Task details:
All lines from the beginning of the listing through the line with "ntgLetters, putidaLetters, comboLetters];" are to be copied word for word; the pictures are not.

Provided data:
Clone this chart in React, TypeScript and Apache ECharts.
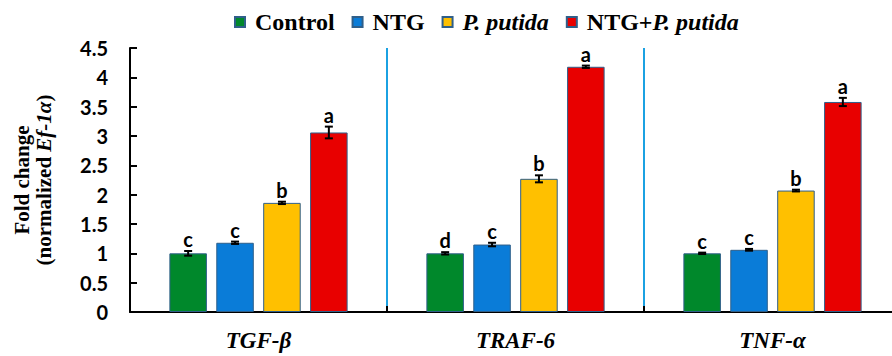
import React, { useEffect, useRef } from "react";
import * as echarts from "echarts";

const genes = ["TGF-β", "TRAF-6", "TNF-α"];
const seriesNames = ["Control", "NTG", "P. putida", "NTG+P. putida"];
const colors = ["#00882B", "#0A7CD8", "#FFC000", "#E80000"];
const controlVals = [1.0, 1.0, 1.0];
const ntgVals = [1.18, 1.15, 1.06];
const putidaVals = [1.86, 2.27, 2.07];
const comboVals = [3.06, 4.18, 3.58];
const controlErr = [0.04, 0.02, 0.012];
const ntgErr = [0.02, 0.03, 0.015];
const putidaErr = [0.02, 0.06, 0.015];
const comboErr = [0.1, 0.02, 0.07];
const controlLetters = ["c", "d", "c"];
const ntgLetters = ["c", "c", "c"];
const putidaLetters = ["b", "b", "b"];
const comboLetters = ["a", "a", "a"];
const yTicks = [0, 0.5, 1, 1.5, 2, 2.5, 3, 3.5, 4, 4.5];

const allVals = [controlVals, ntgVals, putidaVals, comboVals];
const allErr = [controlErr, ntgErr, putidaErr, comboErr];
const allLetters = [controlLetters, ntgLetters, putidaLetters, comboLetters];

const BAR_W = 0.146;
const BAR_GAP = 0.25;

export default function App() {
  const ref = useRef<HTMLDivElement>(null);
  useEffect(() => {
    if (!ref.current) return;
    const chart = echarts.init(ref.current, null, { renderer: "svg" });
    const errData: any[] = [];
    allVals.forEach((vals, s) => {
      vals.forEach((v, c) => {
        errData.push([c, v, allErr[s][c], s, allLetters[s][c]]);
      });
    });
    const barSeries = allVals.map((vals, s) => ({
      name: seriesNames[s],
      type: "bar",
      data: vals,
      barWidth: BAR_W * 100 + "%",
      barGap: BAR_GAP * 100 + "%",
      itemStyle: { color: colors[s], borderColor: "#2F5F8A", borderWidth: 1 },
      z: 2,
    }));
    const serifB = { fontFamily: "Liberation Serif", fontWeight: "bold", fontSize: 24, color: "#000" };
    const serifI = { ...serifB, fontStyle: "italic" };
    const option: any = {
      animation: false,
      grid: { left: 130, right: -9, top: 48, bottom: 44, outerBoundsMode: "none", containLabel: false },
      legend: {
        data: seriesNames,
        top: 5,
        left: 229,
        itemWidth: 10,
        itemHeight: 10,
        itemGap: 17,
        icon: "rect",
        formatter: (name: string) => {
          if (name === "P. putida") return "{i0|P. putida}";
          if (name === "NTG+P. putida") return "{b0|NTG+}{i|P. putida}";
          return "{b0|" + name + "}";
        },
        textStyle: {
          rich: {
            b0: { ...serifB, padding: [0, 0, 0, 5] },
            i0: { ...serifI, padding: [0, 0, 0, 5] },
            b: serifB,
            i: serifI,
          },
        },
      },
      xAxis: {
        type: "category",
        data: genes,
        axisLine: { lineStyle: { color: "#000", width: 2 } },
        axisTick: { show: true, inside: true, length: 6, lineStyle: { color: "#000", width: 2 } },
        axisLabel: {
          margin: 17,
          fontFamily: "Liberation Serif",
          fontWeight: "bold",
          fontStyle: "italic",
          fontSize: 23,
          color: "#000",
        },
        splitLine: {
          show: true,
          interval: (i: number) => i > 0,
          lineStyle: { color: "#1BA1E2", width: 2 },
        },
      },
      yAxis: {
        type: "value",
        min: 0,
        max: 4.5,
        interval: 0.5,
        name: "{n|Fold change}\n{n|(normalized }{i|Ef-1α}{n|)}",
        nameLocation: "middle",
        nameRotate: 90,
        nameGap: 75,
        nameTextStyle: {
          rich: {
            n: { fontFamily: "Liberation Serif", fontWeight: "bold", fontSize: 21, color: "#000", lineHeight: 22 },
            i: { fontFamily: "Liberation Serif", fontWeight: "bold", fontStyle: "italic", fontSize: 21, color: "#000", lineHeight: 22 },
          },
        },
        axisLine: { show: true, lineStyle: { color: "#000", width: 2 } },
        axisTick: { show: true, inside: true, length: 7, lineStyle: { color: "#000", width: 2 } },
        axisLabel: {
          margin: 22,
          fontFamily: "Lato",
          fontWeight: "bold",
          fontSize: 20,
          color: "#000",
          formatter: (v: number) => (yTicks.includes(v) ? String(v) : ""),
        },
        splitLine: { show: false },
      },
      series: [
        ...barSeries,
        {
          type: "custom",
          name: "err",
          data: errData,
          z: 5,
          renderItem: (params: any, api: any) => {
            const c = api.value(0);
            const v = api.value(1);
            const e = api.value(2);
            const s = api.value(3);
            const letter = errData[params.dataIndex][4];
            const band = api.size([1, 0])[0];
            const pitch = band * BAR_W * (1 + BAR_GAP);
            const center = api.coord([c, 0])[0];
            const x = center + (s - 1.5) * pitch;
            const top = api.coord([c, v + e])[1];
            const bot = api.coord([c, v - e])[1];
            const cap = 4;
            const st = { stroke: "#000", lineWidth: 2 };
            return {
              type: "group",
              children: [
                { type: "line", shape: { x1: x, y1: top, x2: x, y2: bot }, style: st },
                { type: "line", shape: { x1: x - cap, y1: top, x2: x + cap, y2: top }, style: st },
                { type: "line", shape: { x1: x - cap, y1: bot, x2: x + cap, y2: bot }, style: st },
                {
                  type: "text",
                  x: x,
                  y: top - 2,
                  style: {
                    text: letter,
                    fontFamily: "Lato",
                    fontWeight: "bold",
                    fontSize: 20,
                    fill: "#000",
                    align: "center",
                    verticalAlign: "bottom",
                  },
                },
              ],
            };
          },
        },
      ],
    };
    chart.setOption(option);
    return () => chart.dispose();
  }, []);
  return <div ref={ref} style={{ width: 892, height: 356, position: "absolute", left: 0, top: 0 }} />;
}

Exercise response:
Clone this chart in React, TypeScript and Apache ECharts.
import React, { useEffect, useRef } from "react";
import * as echarts from "echarts";

const genes = ["TGF-β", "TRAF-6", "TNF-α"];
const seriesNames = ["Control", "NTG", "P. putida", "NTG+P. putida"];
const colors = ["#00882B", "#0A7CD8", "#FFC000", "#E80000"];
const controlVals = [1.0, 1.0, 1.0];
const ntgVals = [1.18, 1.15, 1.06];
const putidaVals = [1.86, 2.27, 2.07];
const comboVals = [3.06, 4.18, 3.58];
const controlErr = [0.04, 0.02, 0.012];
const ntgErr = [0.02, 0.03, 0.015];
const putidaErr = [0.02, 0.06, 0.015];
const comboErr = [0.1, 0.02, 0.07];
const controlLetters = ["c", "d", "c"];
const ntgLetters = ["c", "c", "c"];
const putidaLetters = ["b", "b", "b"];
const comboLetters = ["a", "a", "a"];
const yTicks = [0, 0.5, 1, 1.5, 2, 2.5, 3, 3.5, 4, 4.5];

const allVals = [controlVals, ntgVals, putidaVals, comboVals];
const allErr = [controlErr, ntgErr, putidaErr, comboErr];
const allLetters = [controlLetters, ntgLetters, putidaLetters, comboLetters];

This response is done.